The Department’s computational linguistics faculty are dedicated to the advancement of human language technology and the automatic production of richer and more accurate representations of utterances in English, Chinese, Hindi/Urdu, Arabic, Farsi and other languages.

Working within the Computational Language and EducAtion Research Center (CLEAR), these researchers and their affiliates apply cutting edge techniques from computer science to challenging issues in the processing of natural language.

Prof. Mans Hulden’s research focuses on computational modeling and learning of word-level phenomena in language. Prof. Hulden is the author of Foma, a freely available finite-state toolkit designed for the production of morphological and phonological analyzers and generators. Finite-state techniques also find practical applications in large-scale language processing tasks such as shallow parsing and information extraction.

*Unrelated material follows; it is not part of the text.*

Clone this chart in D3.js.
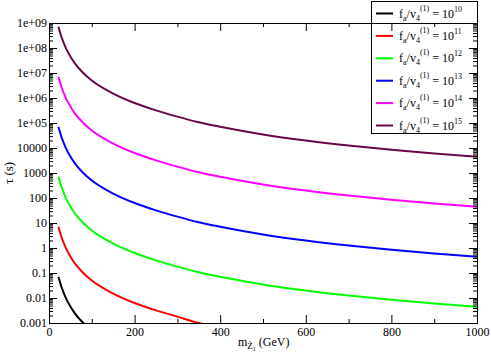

Prof. Martha Palmer's research involves the application of supervised machine learning to linguistically annotated data in order to train Natural Language Processing components, such as word sense disambiguation systems. These components comprise the building blocks for many different types of end-to-end systems with various applications, such as Information Retrieval, Information Extraction, Question Answering and Machine Translation. The linguistic annotation defines the depth and accuracy of the computer-generated representations, and the research offers a principled approach to developing new layers of increasingly rich levels of semantic and pragmatic annotation.

Computational linguistics is inherently interdisciplinary: it relies on the one hand on the latest developments in linguistic theories, but also on new algorithms and machine-learning approaches from computer science as well as findings about human language processing from cognitive research.

The potential applications of human language technology are far reaching: they can be applied to any field with information in the form of text or speech. With increasing digitization of resources and collections (books, document archives, various types of records,  etc.), there is a growing interest in applying computational linguistics across all disciplines and in all languages to help facilitate information gathering, filtering and prioritizing.